The Prizes in a nutshell
The James Tait Black backlist of winners reads like a selective history of good writing.
First prizes
The first prizes were judged by Professor Herbert Grierson, Regius Professor of Rhetoric and English Literature at Edinburgh.
The inaugural fiction winner was Hugh Walpole for The Secret City, his work about the Russian Revolution.
Henry Festing Jones won the inaugural biography prize for his book Samuel Butler, Author Of Erewhon (1835-1902) - A Memoir, about the writer and artist Samuel Butler.
Notable winners
Since the Prizes’ inception 100 years ago, the list of winners forms practically a who’s who of literary heavyweights from across the 20th century and beyond. E. M. Forster, Lytton Strachey, and D. H. Lawrence were among the first winners, back in the early 1920s.
By mid-century, writers such as Evelyn Waugh, Graham Greene, and Rose Macaulay were joining that list on the fiction side. Antonia Fraser, Karl Miller, and Richard Ellman each won the biography prize in the years that followed.
An extraordinary run of fiction winners in the 1970s included Nadine Gordimer, John Berger, Iris Murdoch, and Lawrence Durrell. Since then, Salman Rushdie, Caryl Phillips, Zia Haider Rahman, and Eimear McBride have joined the list of winners.
Literary distinction
Four winners of the Nobel Prize in Literature have been awarded a James Tait Black Prize. Early in their careers William Golding, Nadine Gordimer and J. M. Coetzee each collected a fiction prize and Doris Lessing was awarded a prize for biography.
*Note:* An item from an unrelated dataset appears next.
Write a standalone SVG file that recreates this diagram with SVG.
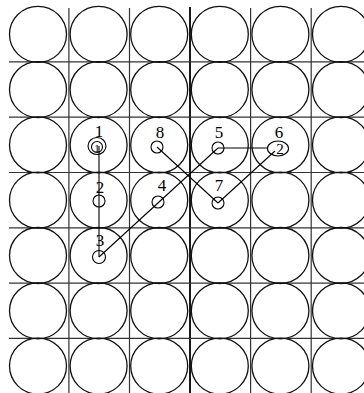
<svg xmlns="http://www.w3.org/2000/svg" width="364" height="393" viewBox="0 0 364 393">
<defs>
<style>
.bg{fill:#fff}
.grid{stroke:#333;stroke-width:1.2;fill:none}
.axis{stroke:#000;stroke-width:1.8;fill:none}
.big{fill:none;stroke:#111;stroke-width:1.3}
.small{fill:none;stroke:#000;stroke-width:1.1}
.conn{stroke:#000;stroke-width:1.1;fill:none}
.lbl{font-family:"Liberation Serif","DejaVu Serif",serif;font-size:17px;fill:#000;text-anchor:middle}
.in{font-family:"Liberation Serif","DejaVu Serif",serif;font-size:15px;fill:#000;text-anchor:middle}
</style>
<ellipse id="c" rx="28.5" ry="28" class="big"/>
</defs>
<rect class="bg" x="0" y="0" width="364" height="393"/>
<g id="grid">
<line class="grid" x1="68.9" y1="8" x2="68.9" y2="393"/>
<line class="grid" x1="129.5" y1="8" x2="129.5" y2="393"/>
<line class="axis" x1="190" y1="7" x2="190" y2="393"/>
<line class="grid" x1="250.6" y1="8" x2="250.6" y2="393"/>
<line class="grid" x1="311.2" y1="8" x2="311.2" y2="393"/>
<line class="grid" x1="9" y1="61.9" x2="364" y2="61.9"/>
<line class="grid" x1="9" y1="117.2" x2="364" y2="117.2"/>
<line class="grid" x1="9" y1="172.5" x2="364" y2="172.5"/>
<line class="grid" x1="9" y1="227.8" x2="364" y2="227.8"/>
<line class="grid" x1="9" y1="283.1" x2="364" y2="283.1"/>
<line class="grid" x1="9" y1="338.4" x2="364" y2="338.4"/>
</g>
<g id="circles">
<use href="#c" x="38" y="34.3"/><use href="#c" x="98.6" y="34.3"/><use href="#c" x="159.2" y="34.3"/><use href="#c" x="219.8" y="34.3"/><use href="#c" x="280.4" y="34.3"/><use href="#c" x="341" y="34.3"/>
<use href="#c" x="38" y="89.6"/><use href="#c" x="98.6" y="89.6"/><use href="#c" x="159.2" y="89.6"/><use href="#c" x="219.8" y="89.6"/><use href="#c" x="280.4" y="89.6"/><use href="#c" x="341" y="89.6"/>
<use href="#c" x="38" y="144.9"/><use href="#c" x="98.6" y="144.9"/><use href="#c" x="159.2" y="144.9"/><use href="#c" x="219.8" y="144.9"/><use href="#c" x="280.4" y="144.9"/><use href="#c" x="341" y="144.9"/>
<use href="#c" x="38" y="200.2"/><use href="#c" x="98.6" y="200.2"/><use href="#c" x="159.2" y="200.2"/><use href="#c" x="219.8" y="200.2"/><use href="#c" x="280.4" y="200.2"/><use href="#c" x="341" y="200.2"/>
<use href="#c" x="38" y="255.5"/><use href="#c" x="98.6" y="255.5"/><use href="#c" x="159.2" y="255.5"/><use href="#c" x="219.8" y="255.5"/><use href="#c" x="280.4" y="255.5"/><use href="#c" x="341" y="255.5"/>
<use href="#c" x="38" y="310.8"/><use href="#c" x="98.6" y="310.8"/><use href="#c" x="159.2" y="310.8"/><use href="#c" x="219.8" y="310.8"/><use href="#c" x="280.4" y="310.8"/><use href="#c" x="341" y="310.8"/>
<use href="#c" x="38" y="366.1"/><use href="#c" x="98.6" y="366.1"/><use href="#c" x="159.2" y="366.1"/><use href="#c" x="219.8" y="366.1"/><use href="#c" x="280.4" y="366.1"/><use href="#c" x="341" y="366.1"/>
</g>
<g id="connectors">
<line class="conn" x1="99" y1="146" x2="99" y2="257"/>
<line class="conn" x1="99" y1="257" x2="218" y2="148"/>
<line class="conn" x1="218" y1="148" x2="268" y2="148"/>
<line class="conn" x1="275" y1="151" x2="218" y2="203"/>
<line class="conn" x1="157" y1="147" x2="218" y2="203"/>
</g>
<g id="p1">
<ellipse class="small" cx="97" cy="146" rx="9" ry="8.5"/>
<circle class="small" cx="97" cy="147" r="5.5"/>
<text class="in" x="97" y="151.5" style="font-size:11px">1</text>
<text class="lbl" x="99" y="136.5">1</text>
</g>
<g id="p2">
<circle class="small" cx="99" cy="201" r="6"/>
<text class="lbl" x="100" y="193">2</text>
</g>
<g id="p3">
<circle class="small" cx="99" cy="257" r="6.5"/>
<text class="lbl" x="100" y="246">3</text>
</g>
<g id="p4">
<circle class="small" cx="158" cy="202" r="6"/>
<text class="lbl" x="162" y="191">4</text>
</g>
<g id="p5">
<circle class="small" cx="218" cy="148" r="6"/>
<text class="lbl" x="219" y="138">5</text>
</g>
<g id="p6">
<ellipse class="small" cx="278" cy="148.5" rx="10.5" ry="7.5"/>
<text class="in" x="280" y="154">2</text>
<text class="lbl" x="279" y="138">6</text>
</g>
<g id="p7">
<circle class="small" cx="218" cy="203" r="6"/>
<text class="lbl" x="219" y="191">7</text>
</g>
<g id="p8">
<circle class="small" cx="157" cy="147" r="6"/>
<text class="lbl" x="160" y="138">8</text>
</g>
</svg>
There have been four joint fiction awards:
- 1996 - Graham Swift - Last Orders, and Alice Thompson - Justine
- 1966 - Christine Brooke-Rose - Such, and Aidan Higgins - Langrishe, Go Down
- 1981 - Salman Rushdie - Midnight's Children, and Paul Theroux - The Mosquito Coast
- 1984 - J.G Ballard - Empire of the Sun, and Angela Carter - Nights at the Circus.
Zadie Smith won a James Tait Black Prize at the very start of her career for her 2000 novel White Teeth – the same year as Martin Amis won the biography prize for Experience.
In 2016 Angela Carter was awarded a special 'Best of the James Tait Black' prize for Nights at the Circus, a one-off award to celebrate the 250th anniversary of English literature study at the University of Edinburgh.
Winners' voices
The lineage of the James Tait Black Prizes speaks for itself, and I am humbled and so proud to be part of it. This award is an undreamed of honour that I will always treasure.
I'm proud and pleased to be in the company of so many of my favourite writers, who've already won this first and most elegant of book prizes.
I am so happy to receive this award. The James Tait Black not only unfurls a great tail of eternally shining writers, but the body of the comet in the present time contains mighty names. A signal moment of unalloyed joy.
I am particularly pleased to be given the James Tait Black Memorial Prize. In 1921 my biographical subject (some would say victim) Lytton Strachey won this prize for his Life of Queen Victoria; and in 1967 my wife, Margaret Drabble, won the fiction award. I am delighted to be following them – though I shall never quite catch them up.
The history of the James Tait Black is stunning, the list of past winners matchless, the process of selection agreeably academic. I’m very gratified and honoured. I’m also rather touched. Our Horses in Egypt is, after all, resolutely equine.
I first heard of this award not as a writer but as a reader, where I found it set like a seal on everything I most admired in biography. It has been given, fearlessly, to books of many kinds - scholarly, experimental and iconoclastic. As a result it has become a gold standard and I am thrilled and very honoured to have won it.